The authors of this paper, Adriano Meligrana and Adriano Fazzone, invented a new method called WRSWR-SKIP. Think of it as a super-fast, skipping skipper.

Here is how it works, using a simple analogy:

1. The "Skip" Mechanism (The Magic Rope)

Imagine you have a rope that gets longer as more people join the parade.

The Old Way: You stop and check every single person against the rope to see if they are long enough to be picked.
The New Way (WRSWR-SKIP): You don't check everyone! You calculate a "skip distance." You know that for the next 500 people, the rope isn't long enough to catch any of them. So, you skip right over them! You only stop to check the person when the rope finally gets long enough to catch them.

This is the "Skip" in the name. It allows the computer to ignore millions of people instantly without wasting time checking them, only stopping when a "winner" is mathematically guaranteed to appear.

2. The "With Replacement" Twist

When the algorithm finally stops at a person (because the rope caught them), it doesn't just add them to the album.

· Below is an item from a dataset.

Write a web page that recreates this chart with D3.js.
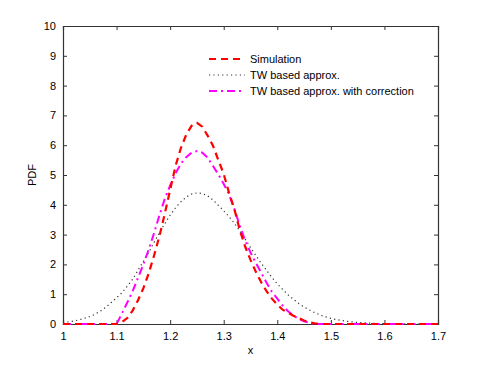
<!DOCTYPE html>
<html>
<head>
<meta charset="utf-8">
<script src="https://cdn.jsdelivr.net/npm/d3@7"></script>
<style>
  body { margin: 0; background: #fff; }
  text { font-family: "Liberation Sans", Arial, sans-serif; }
</style>
</head>
<body>
<div class="chart"></div>
<script>
// x grid for the curves, 1.00 .. 1.70 step 0.01
let xs = d3.range(71).map(i => +(1 + i * 0.01).toFixed(2));

// Simulation (red dashed)
let simValues = [
  0, 0, 0, 0, 0, 0, 0, 0, 0, 0,              // 1.00-1.09
  0, 0.06, 0.2, 0.45, 0.8, 1.2, 1.7, 2.3, 2.95, 3.7,   // 1.10-1.19
  4.5, 5.3, 5.9, 6.35, 6.65, 6.75, 6.62, 6.32, 5.98, 5.5, // 1.20-1.29
  5.03, 4.4, 3.85, 3.15, 2.6, 2.15, 1.75, 1.4, 1.1, 0.85, // 1.30-1.39
  0.65, 0.48, 0.38, 0.28, 0.2, 0.12, 0.06, 0.02, 0, 0,   // 1.40-1.49
  0, 0, 0, 0, 0, 0, 0, 0, 0, 0,
  0, 0, 0, 0, 0, 0, 0, 0, 0, 0,
  0
];

// TW based approx. (black dotted)
let twValues = [
  0.05, 0.07, 0.1, 0.14, 0.19, 0.25, 0.33, 0.44, 0.56, 0.72,
  0.88, 1.05, 1.27, 1.5, 1.8, 2.1, 2.4, 2.74, 3.06, 3.37,
  3.65, 3.9, 4.1, 4.26, 4.36, 4.4, 4.38, 4.3, 4.16, 3.98,
  3.8, 3.6, 3.38, 3.12, 2.85, 2.57, 2.3, 2.04, 1.8, 1.56,
  1.35, 1.16, 0.98, 0.83, 0.69, 0.57, 0.47, 0.38, 0.3, 0.24,
  0.19, 0.15, 0.12, 0.09, 0.07, 0.05, 0.04, 0.03, 0.02, 0.015,
  0.01, 0.007, 0.005, 0.003, 0.002, 0.001, 0, 0, 0, 0,
  0
];

// TW based approx. with correction (magenta dash-dot)
let twCorrValues = [
  0, 0, 0, 0, 0, 0, 0, 0, 0, 0,
  0, 0.35, 0.72, 1.1, 1.55, 2.0, 2.5, 3.05, 3.65, 4.2,
  4.65, 5.05, 5.38, 5.6, 5.75, 5.8, 5.75, 5.58, 5.3, 5.02,
  4.7, 4.35, 3.85, 3.3, 2.8, 2.4, 2.05, 1.72, 1.38, 1.08,
  0.85, 0.62, 0.43, 0.28, 0.17, 0.09, 0.04, 0, 0, 0,
  0, 0, 0, 0, 0, 0, 0, 0, 0, 0,
  0, 0, 0, 0, 0, 0, 0, 0, 0, 0,
  0
];

let xTicks = [1, 1.1, 1.2, 1.3, 1.4, 1.5, 1.6, 1.7];
let yTicks = [0, 1, 2, 3, 4, 5, 6, 7, 8, 9, 10];
let legendNames = ["Simulation", "TW based approx.", "TW based approx. with correction"];

let svgW = 485;
let svgH = 365;
let margin = { top: 26, right: 47, bottom: 41, left: 63 };
let width = svgW - margin.left - margin.right;
let height = svgH - margin.top - margin.bottom;

let svg = d3.select(".chart")
  .append("svg")
  .attr("width", svgW)
  .attr("height", svgH);

let chartGroup = svg.append("g")
  .attr("transform", `translate(${margin.left}, ${margin.top})`);

let xScale = d3.scaleLinear().domain([1, 1.7]).range([0, width]);
let yScale = d3.scaleLinear().domain([0, 10]).range([height, 0]);

// series setup
let series = [
  { name: legendNames[0], values: simValues, color: "#ff0000", width: 2.2, dash: "7,5" },
  { name: legendNames[1], values: twValues, color: "#333", width: 1.2, dash: "1.2,3.2" },
  { name: legendNames[2], values: twCorrValues, color: "#ff00ff", width: 2, dash: "8,4,2,4" }
];

let line = d3.line()
  .x((d, i) => xScale(xs[i]))
  .y(d => yScale(d));

// axes, MATLAB style (ticks inside, on all four sides)
let axisColor = "#333";
let bottomAxis = d3.axisBottom(xScale).tickValues(xTicks).tickSize(-4).tickPadding(8).tickFormat(d3.format("~g"));
let topAxis = d3.axisTop(xScale).tickValues(xTicks).tickSize(-4).tickFormat("");
let leftAxis = d3.axisLeft(yScale).tickValues(yTicks).tickSize(-4).tickPadding(7).tickFormat(d3.format("d"));
let rightAxis = d3.axisRight(yScale).tickValues(yTicks).tickSize(-4).tickFormat("");

let gx = chartGroup.append("g").attr("transform", `translate(0, ${height})`).call(bottomAxis);
let gt = chartGroup.append("g").call(topAxis);
let gy = chartGroup.append("g").call(leftAxis);
let gr = chartGroup.append("g").attr("transform", `translate(${width}, 0)`).call(rightAxis);

[gx, gt, gy, gr].forEach(g => {
  g.selectAll("path").attr("stroke", axisColor).attr("stroke-width", 1.2);
  g.selectAll("line").attr("stroke", axisColor);
  g.selectAll("text").attr("fill", "#000").style("font-size", "11px")
    .style("font-family", "'Liberation Sans', Arial, sans-serif");
});

// curves drawn on top of the frame; black first so coloured curves sit above it
let plot = chartGroup.append("g");
[series[1], series[2], series[0]].forEach(s => {
  plot.append("path")
    .datum(s.values)
    .attr("d", line)
    .attr("fill", "none")
    .attr("stroke", s.color)
    .attr("stroke-width", s.width)
    .attr("stroke-dasharray", s.dash);
});

// axis labels
chartGroup.append("text")
  .attr("x", width / 2)
  .attr("y", height + 30)
  .attr("text-anchor", "middle")
  .style("font-size", "11px")
  .text("x");

chartGroup.append("text")
  .attr("transform", "rotate(-90)")
  .attr("x", -height / 2)
  .attr("y", -27)
  .attr("text-anchor", "middle")
  .style("font-size", "11px")
  .text("PDF");

// legend
let legend = svg.append("g").attr("transform", "translate(209, 59)");
series.forEach((s, i) => {
  let row = legend.append("g").attr("transform", `translate(0, ${i * 16})`);
  row.append("line")
    .attr("x1", 0).attr("x2", 36)
    .attr("y1", 0).attr("y2", 0)
    .attr("stroke", s.color)
    .attr("stroke-width", s.width)
    .attr("stroke-dasharray", s.dash);
  row.append("text")
    .attr("x", 41)
    .attr("y", 4)
    .style("font-size", "11px")
    .text(s.name);
});
</script>
</body>
</html>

It asks: "How many copies of this person should we add?"

If the person is very famous (high weight), the algorithm might say, "Add 5 copies of them!"
It then randomly picks 5 empty spots in the album and swaps the old photos with this new celebrity.
Because it can add multiple copies, it perfectly mimics the "With Replacement" requirement, which is crucial for advanced math and statistics.

Why is this a Big Deal?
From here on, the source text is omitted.